Immer wieder eingestreut sind Seitenblicke auf Jane Fosters Mitbewohnerin Tana Nile, die sich immer seltsamer verhält. Als diese Episode erschien, war es sicher noch ungewöhnlich, daß einer Frau in der Geborgenheit ihres Heims von einer anderen Frau Gefahr droht – wenn es sich nicht gerade um die böse Schwiegermutter handelt. Es gefällt mir ganz gut, wie Tana Nile sich Stück für Stück in ein bedrophliches Wesen verwandelt. Zauberkräfte scheinen im Spiel zu sein (denken wir daran, daß die Serie bis vor kurzem noch „Journey into Mystery“ betitelt war). Nachdem sie Jane Foster völlig unter ihre Gewalt gebracht hat, schickt sie sie weg – dorthin, wo Thor sie nie wiederfindet (aber wir wissen ja jetzt, was von Lees Sprüchen zu halten ist). Dann verwandelt sie selbst sich in etwas, das wir noch nicht richtig identifizieren können. Thor spürt etwas von der Gefahr, ist aber zu diesem Zeitpunkt noch voll und ganz in Plutos Reich engagiert.

Wieder mal also eine Geschichte, von deren Glaubwürdigkeit und Folgerichtigkeit nicht viel zu halten ist.

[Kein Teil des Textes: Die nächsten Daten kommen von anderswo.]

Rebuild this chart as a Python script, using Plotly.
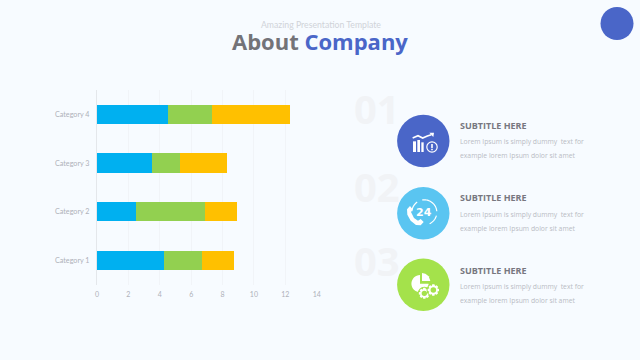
import math
import plotly.graph_objects as go

categories = ["Category 1", "Category 2", "Category 3", "Category 4"]
series_a = [4.3, 2.5, 3.5, 4.5]
series_b = [2.4, 4.4, 1.8, 2.8]
series_c = [2.0, 2.0, 3.0, 5.0]
x_ticks = [0, 2, 4, 6, 8, 10, 12, 14]
numbers = ["01", "02", "03"]
subtitle = "SUBTITLE HERE"
line_one = "Lorem Ipsum is simply dummy  text for"
line_two = "example lorem Ipsum dolor sit amet"

W, H = 640, 360
BG = "#f7fbff"
INDIGO = "#4a66c8"
GREEN = "#a4e24b"


def px(x):
    return x / W


def py(y):
    return 1 - y / H


fig = go.Figure()
for name, vals, col in [("A", series_a, "#00b0f0"), ("B", series_b, "#92d050"), ("C", series_c, "#ffc000")]:
    fig.add_trace(go.Bar(y=categories, x=vals, orientation="h", name=name, marker=dict(color=col, line_width=0)))

shapes = []
annots = []


def circle(cx, cy, r, fill=None, line=None, lw=0):
    shapes.append(dict(type="circle", xref="paper", yref="paper", x0=px(cx - r), x1=px(cx + r),
                       y0=py(cy + r), y1=py(cy - r), fillcolor=fill or "rgba(0,0,0,0)",
                       line=dict(color=line or "rgba(0,0,0,0)", width=lw)))


def path(points, fill=None, line=None, lw=0, close=True):
    d = "M " + " L ".join(f"{px(x):.5f},{py(y):.5f}" for x, y in points) + (" Z" if close else "")
    shapes.append(dict(type="path", xref="paper", yref="paper", path=d, fillcolor=fill or "rgba(0,0,0,0)",
                       line=dict(color=line or "rgba(0,0,0,0)", width=lw)))


def rect(x0, y0, x1, y1, fill):
    path([(x0, y0), (x1, y0), (x1, y1), (x0, y1)], fill=fill)


def text(x, y, s, size, color, anchor="left", family="Lato", bold=False):
    annots.append(dict(xref="paper", yref="paper", x=px(x), y=py(y), text=f"<b>{s}</b>" if bold else s,
                       showarrow=False, xanchor=anchor, yanchor="middle",
                       font=dict(size=size, color=color, family=family)))


def arc(cx, cy, r, a0, a1, n=24):
    return [(cx + r * math.cos(math.radians(a0 + (a1 - a0) * i / n)),
             cy + r * math.sin(math.radians(a0 + (a1 - a0) * i / n))) for i in range(n + 1)]


def gear(cx, cy, r, fill, bg):
    pts = []
    for i in range(8):
        a = i * 45
        pts += [(cx + r * math.cos(math.radians(a + d)), cy + r * math.sin(math.radians(a + d))) for d in (-11, 11)]
        pts += [(cx + r * .74 * math.cos(math.radians(a + 24)), cy + r * .74 * math.sin(math.radians(a + 24)))]
    path(pts, fill=fill)
    circle(cx, cy, r * .48, fill=bg)


# header
text(320.5, 25, "Amazing Presentation Template", 8.7, "#d0d3d9", "center", "Lato")
annots.append(dict(xref="paper", yref="paper", x=px(320), y=py(40.5), showarrow=False, xanchor="center", yanchor="middle",
                   text="<b><span style='color:#737378'>About</span> <span style='color:#4a66c8'>Company</span></b>",
                   font=dict(size=22, family="Open Sans", color="#737378")))
circle(617, 23.5, 16.5, fill=INDIGO)

# rows
rows = [(141, INDIGO, 108, 125), (213.3, "#5ac5f1", 186, 197.5), (284.7, GREEN, 260, 270)]
for (cy, col, ny, sy), num in zip(rows, numbers):
    text(352, ny, num, 40, "#f1f3f6", "left", "Open Sans", True)
    circle(423.3, cy, 26.2, fill=col)
    text(458, sy, subtitle, 9, "#77777f", "left", "Open Sans", True)
    text(458, sy + 16.5, line_one, 6.8, "#b9bcc4", "left", "Open Sans")
    text(458, sy + 30.5, line_two, 6.8, "#b9bcc4", "left", "Open Sans")

WHITE = "#ffffff"
# icon 1
ox, oy = 390, 108
z = lambda a, b: (ox + a / 3, oy + b / 3)
rect(*z(69, 100), *z(78, 132), WHITE)
rect(*z(82, 96), *z(90, 132), WHITE)
rect(*z(94, 103), *z(101, 132), WHITE)
path([z(68, 90), z(84, 83), z(98, 90), z(112, 84), z(124, 80)], line=WHITE, lw=1.6, close=False)
path([z(118, 74), z(132, 74), z(130, 87)], fill=WHITE)
cx, cy = z(126, 117)
circle(cx, cy, 5.2, line=WHITE, lw=1.2, fill=INDIGO)
rect(cx - .8, cy - 3, cx + .8, cy + 1, WHITE)
rect(cx - .8, cy + 1.8, cx + .8, cy + 3.2, WHITE)

# icon 2
ox, oy = 390, 180
cx, cy = z(103, 97)
path(arc(cx, cy, 12.5, -100, -5), line=WHITE, lw=1.2, close=False)
path(arc(cx, cy, 12.5, 15, 65, 10), line=WHITE, lw=1.2, close=False)
path(arc(cx, cy, 12.5, 185, 235, 10), line=WHITE, lw=1.2, close=False)
path([z(51, 88), z(60, 78), z(68, 88), z(63, 96), z(72, 114), z(84, 122), z(92, 117), z(101, 126),
      z(92, 136), z(78, 135), z(62, 122), z(52, 104)], fill=WHITE)
text(cx, cy + .5, "24", 11, WHITE, "center", "DejaVu Sans", True)

# icon 3
ox, oy = 390, 252
cx, cy = z(90, 95)
path([(cx, cy)] + arc(cx, cy, 8.6, 0, 270), fill=WHITE)
path([z(96, 63), z(106, 65), z(116, 73), z(121, 87), z(96, 87)], fill=WHITE)
circle(*z(103, 124), 6.6, fill=GREEN)
gear(*z(103, 124), 5.6, WHITE, GREEN)
circle(*z(130, 114), 6.8, fill=GREEN)
gear(*z(130, 114), 5.8, WHITE, GREEN)

fig.update_layout(
    width=W, height=H, margin=dict(l=0, r=0, t=0, b=0, pad=0), paper_bgcolor=BG, plot_bgcolor=BG,
    barmode="stack", bargap=0.6, showlegend=False, shapes=shapes, annotations=annots,
    xaxis=dict(domain=[px(97), px(316.7)], range=[0, 14], tickvals=x_ticks, showgrid=True, gridcolor="#f1f4f8",
               gridwidth=1, zeroline=False, showline=False, ticks="", automargin=False, ticklabelstandoff=4,
               tickfont=dict(size=7, color="#aeb1b9", family="Lato")),
    yaxis=dict(domain=[py(284.6), py(90)], type="category", categoryorder="array", categoryarray=categories,
               showgrid=False, zeroline=False, showline=True, linecolor="#e4e7eb", linewidth=1, ticks="",
               automargin=False, ticklabelstandoff=5, tickfont=dict(size=7.2, color="#aeb1b9", family="Lato")),
)
fig.write_html("out.html", config={"displayModeBar": False}, post_script="document.body.style.margin='0';")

Aber die Handlungsstränge sind wieder mal verwoben; der Leser wird animiert dranzubleiben. Plausibler erscheint mir angesichts dessen, daß Thor bei den Rächern ausgestiegen ist und noch eine ganze Weile nicht wieder auftauchen wird. Bei den Zeichnungen kann ich mich nur wiederholen: Kirby liefert durchgängig gute Arbeit ab. Vince Colletta ist nun so weit eingearbeitet, daß man sein Inking akzeptieren kann. Es gäbe aber wesentlich bessere Kirby-Inker.